What the task asks: Write out each line that follows exactly as it stands, without the pictures.

>> begin Provided data

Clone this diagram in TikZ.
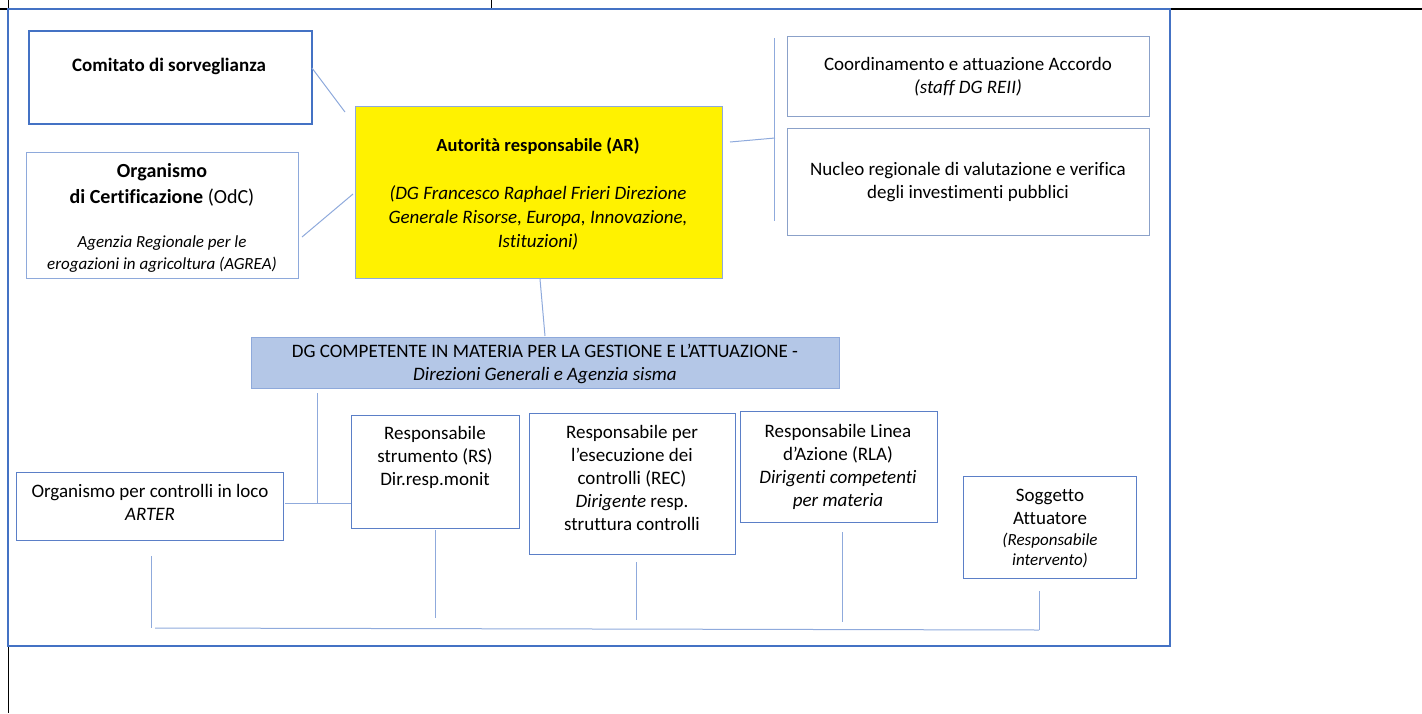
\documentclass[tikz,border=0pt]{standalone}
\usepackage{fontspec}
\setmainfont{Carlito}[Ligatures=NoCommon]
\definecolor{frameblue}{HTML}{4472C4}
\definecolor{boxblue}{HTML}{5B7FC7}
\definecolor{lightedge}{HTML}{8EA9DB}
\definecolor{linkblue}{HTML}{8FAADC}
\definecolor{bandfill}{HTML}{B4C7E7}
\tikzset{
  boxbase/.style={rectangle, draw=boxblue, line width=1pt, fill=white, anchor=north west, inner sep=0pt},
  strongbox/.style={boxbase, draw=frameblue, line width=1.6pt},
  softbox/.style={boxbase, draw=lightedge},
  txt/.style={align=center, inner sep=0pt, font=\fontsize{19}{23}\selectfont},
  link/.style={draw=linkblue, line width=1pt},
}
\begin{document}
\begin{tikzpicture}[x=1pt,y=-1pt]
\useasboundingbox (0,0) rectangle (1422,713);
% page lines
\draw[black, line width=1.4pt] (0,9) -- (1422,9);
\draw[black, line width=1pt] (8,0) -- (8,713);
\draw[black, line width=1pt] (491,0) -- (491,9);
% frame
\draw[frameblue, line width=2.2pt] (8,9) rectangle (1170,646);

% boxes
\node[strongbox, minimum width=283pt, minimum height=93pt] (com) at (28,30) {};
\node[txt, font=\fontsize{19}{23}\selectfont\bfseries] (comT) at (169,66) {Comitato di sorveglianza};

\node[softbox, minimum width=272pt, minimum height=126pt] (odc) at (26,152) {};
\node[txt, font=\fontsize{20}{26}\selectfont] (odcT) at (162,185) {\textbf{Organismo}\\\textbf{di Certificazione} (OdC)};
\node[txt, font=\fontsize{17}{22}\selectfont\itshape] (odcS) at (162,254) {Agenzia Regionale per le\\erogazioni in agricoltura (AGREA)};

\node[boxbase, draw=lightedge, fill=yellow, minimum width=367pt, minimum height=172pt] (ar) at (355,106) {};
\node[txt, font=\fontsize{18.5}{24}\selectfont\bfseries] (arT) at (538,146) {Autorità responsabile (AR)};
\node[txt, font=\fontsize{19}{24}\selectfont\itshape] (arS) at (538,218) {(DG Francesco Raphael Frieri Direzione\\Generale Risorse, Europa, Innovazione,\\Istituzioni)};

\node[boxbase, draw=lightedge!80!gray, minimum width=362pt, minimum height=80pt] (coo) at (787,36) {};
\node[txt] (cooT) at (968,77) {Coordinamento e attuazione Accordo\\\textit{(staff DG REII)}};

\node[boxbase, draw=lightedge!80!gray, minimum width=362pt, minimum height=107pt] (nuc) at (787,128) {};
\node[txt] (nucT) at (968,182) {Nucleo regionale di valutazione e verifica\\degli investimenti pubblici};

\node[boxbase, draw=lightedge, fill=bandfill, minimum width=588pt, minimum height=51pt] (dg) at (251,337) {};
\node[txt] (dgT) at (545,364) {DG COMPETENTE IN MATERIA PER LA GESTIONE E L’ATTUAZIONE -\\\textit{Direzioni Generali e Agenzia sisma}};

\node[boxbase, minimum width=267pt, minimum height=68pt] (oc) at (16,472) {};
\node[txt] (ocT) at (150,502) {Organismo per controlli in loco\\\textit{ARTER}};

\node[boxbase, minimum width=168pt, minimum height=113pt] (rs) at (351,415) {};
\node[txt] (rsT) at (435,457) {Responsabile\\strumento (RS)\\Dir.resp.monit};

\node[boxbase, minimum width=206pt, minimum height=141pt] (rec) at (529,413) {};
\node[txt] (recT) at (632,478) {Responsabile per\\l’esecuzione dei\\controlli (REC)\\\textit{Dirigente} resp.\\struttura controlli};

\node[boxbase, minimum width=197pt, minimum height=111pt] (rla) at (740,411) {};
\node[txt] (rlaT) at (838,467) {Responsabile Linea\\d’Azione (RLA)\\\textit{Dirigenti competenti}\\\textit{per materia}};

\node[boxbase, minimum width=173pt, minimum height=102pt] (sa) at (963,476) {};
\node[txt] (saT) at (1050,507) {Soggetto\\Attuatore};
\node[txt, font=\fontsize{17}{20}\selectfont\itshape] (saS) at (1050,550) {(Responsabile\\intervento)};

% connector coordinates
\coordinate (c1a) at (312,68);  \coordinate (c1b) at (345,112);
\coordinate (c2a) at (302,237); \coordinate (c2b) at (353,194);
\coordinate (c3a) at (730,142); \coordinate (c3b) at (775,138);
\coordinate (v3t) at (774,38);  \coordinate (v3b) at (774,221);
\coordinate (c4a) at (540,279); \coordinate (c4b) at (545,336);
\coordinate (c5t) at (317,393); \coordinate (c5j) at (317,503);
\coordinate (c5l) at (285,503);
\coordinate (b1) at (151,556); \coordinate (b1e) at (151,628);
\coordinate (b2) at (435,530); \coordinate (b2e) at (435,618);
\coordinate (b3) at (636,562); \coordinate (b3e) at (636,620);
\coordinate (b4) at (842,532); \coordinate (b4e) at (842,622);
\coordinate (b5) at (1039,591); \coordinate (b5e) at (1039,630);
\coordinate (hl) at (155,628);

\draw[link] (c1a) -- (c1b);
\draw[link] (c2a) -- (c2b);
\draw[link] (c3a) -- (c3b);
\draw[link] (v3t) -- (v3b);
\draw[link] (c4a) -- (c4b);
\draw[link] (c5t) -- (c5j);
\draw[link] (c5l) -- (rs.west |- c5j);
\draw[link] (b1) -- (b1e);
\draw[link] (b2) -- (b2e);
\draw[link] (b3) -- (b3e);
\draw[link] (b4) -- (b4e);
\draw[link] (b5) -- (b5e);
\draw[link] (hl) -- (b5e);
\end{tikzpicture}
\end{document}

>> end Provided data

Response to this exercise:
Clone this diagram in TikZ.
\documentclass[tikz,border=0pt]{standalone}
\usepackage{fontspec}
\setmainfont{Carlito}[Ligatures=NoCommon]
\definecolor{frameblue}{HTML}{4472C4}
\definecolor{boxblue}{HTML}{5B7FC7}
\definecolor{lightedge}{HTML}{8EA9DB}
\definecolor{linkblue}{HTML}{8FAADC}
\definecolor{bandfill}{HTML}{B4C7E7}
\tikzset{
  boxbase/.style={rectangle, draw=boxblue, line width=1pt, fill=white, anchor=north west, inner sep=0pt},
  strongbox/.style={boxbase, draw=frameblue, line width=1.6pt},
  softbox/.style={boxbase, draw=lightedge},
  txt/.style={align=center, inner sep=0pt, font=\fontsize{19}{23}\selectfont},
  link/.style={draw=linkblue, line width=1pt},
}
\begin{document}
\begin{tikzpicture}[x=1pt,y=-1pt]
\useasboundingbox (0,0) rectangle (1422,713);
% page lines
\draw[black, line width=1.4pt] (0,9) -- (1422,9);
\draw[black, line width=1pt] (8,0) -- (8,713);
\draw[black, line width=1pt] (491,0) -- (491,9);
% frame
\draw[frameblue, line width=2.2pt] (8,9) rectangle (1170,646);

% boxes
\node[strongbox, minimum width=283pt, minimum height=93pt] (com) at (28,30) {};
\node[txt, font=\fontsize{19}{23}\selectfont\bfseries] (comT) at (169,66) {Comitato di sorveglianza};

\node[softbox, minimum width=272pt, minimum height=126pt] (odc) at (26,152) {};
\node[txt, font=\fontsize{20}{26}\selectfont] (odcT) at (162,185) {\textbf{Organismo}\\\textbf{di Certificazione} (OdC)};
\node[txt, font=\fontsize{17}{22}\selectfont\itshape] (odcS) at (162,254) {Agenzia Regionale per le\\erogazioni in agricoltura (AGREA)};

\node[boxbase, draw=lightedge, fill=yellow, minimum width=367pt, minimum height=172pt] (ar) at (355,106) {};
\node[txt, font=\fontsize{18.5}{24}\selectfont\bfseries] (arT) at (538,146) {Autorità responsabile (AR)};
\node[txt, font=\fontsize{19}{24}\selectfont\itshape] (arS) at (538,218) {(DG Francesco Raphael Frieri Direzione\\Generale Risorse, Europa, Innovazione,\\Istituzioni)};

\node[boxbase, draw=lightedge!80!gray, minimum width=362pt, minimum height=80pt] (coo) at (787,36) {};
\node[txt] (cooT) at (968,77) {Coordinamento e attuazione Accordo\\\textit{(staff DG REII)}};

\node[boxbase, draw=lightedge!80!gray, minimum width=362pt, minimum height=107pt] (nuc) at (787,128) {};
\node[txt] (nucT) at (968,182) {Nucleo regionale di valutazione e verifica\\degli investimenti pubblici};

\node[boxbase, draw=lightedge, fill=bandfill, minimum width=588pt, minimum height=51pt] (dg) at (251,337) {};
\node[txt] (dgT) at (545,364) {DG COMPETENTE IN MATERIA PER LA GESTIONE E L’ATTUAZIONE -\\\textit{Direzioni Generali e Agenzia sisma}};

\node[boxbase, minimum width=267pt, minimum height=68pt] (oc) at (16,472) {};
\node[txt] (ocT) at (150,502) {Organismo per controlli in loco\\\textit{ARTER}};

\node[boxbase, minimum width=168pt, minimum height=113pt] (rs) at (351,415) {};
\node[txt] (rsT) at (435,457) {Responsabile\\strumento (RS)\\Dir.resp.monit};

\node[boxbase, minimum width=206pt, minimum height=141pt] (rec) at (529,413) {};
\node[txt] (recT) at (632,478) {Responsabile per\\l’esecuzione dei\\controlli (REC)\\\textit{Dirigente} resp.\\struttura controlli};

\node[boxbase, minimum width=197pt, minimum height=111pt] (rla) at (740,411) {};
\node[txt] (rlaT) at (838,467) {Responsabile Linea\\d’Azione (RLA)\\\textit{Dirigenti competenti}\\\textit{per materia}};

\node[boxbase, minimum width=173pt, minimum height=102pt] (sa) at (963,476) {};
\node[txt] (saT) at (1050,507) {Soggetto\\Attuatore};
\node[txt, font=\fontsize{17}{20}\selectfont\itshape] (saS) at (1050,550) {(Responsabile\\intervento)};

% connector coordinates
\coordinate (c1a) at (312,68);  \coordinate (c1b) at (345,112);
\coordinate (c2a) at (302,237); \coordinate (c2b) at (353,194);
\coordinate (c3a) at (730,142); \coordinate (c3b) at (775,138);
\coordinate (v3t) at (774,38);  \coordinate (v3b) at (774,221);
\coordinate (c4a) at (540,279); \coordinate (c4b) at (545,336);
\coordinate (c5t) at (317,393); \coordinate (c5j) at (317,503);
\coordinate (c5l) at (285,503);
\coordinate (b1) at (151,556); \coordinate (b1e) at (151,628);
\coordinate (b2) at (435,530); \coordinate (b2e) at (435,618);
\coordinate (b3) at (636,562); \coordinate (b3e) at (636,620);
\coordinate (b4) at (842,532); \coordinate (b4e) at (842,622);
\coordinate (b5) at (1039,591); \coordinate (b5e) at (1039,630);
\coordinate (hl) at (155,628);

\draw[link] (c1a) -- (c1b);
\draw[link] (c2a) -- (c2b);
\draw[link] (c3a) -- (c3b);
\draw[link] (v3t) -- (v3b);
\draw[link] (c4a) -- (c4b);
\draw[link] (c5t) -- (c5j);
\draw[link] (c5l) -- (rs.west |- c5j);
\draw[link] (b1) -- (b1e);
\draw[link] (b2) -- (b2e);
\draw[link] (b3) -- (b3e);
\draw[link] (b4) -- (b4e);
\draw[link] (b5) -- (b5e);
\draw[link] (hl) -- (b5e);
\end{tikzpicture}
\end{document}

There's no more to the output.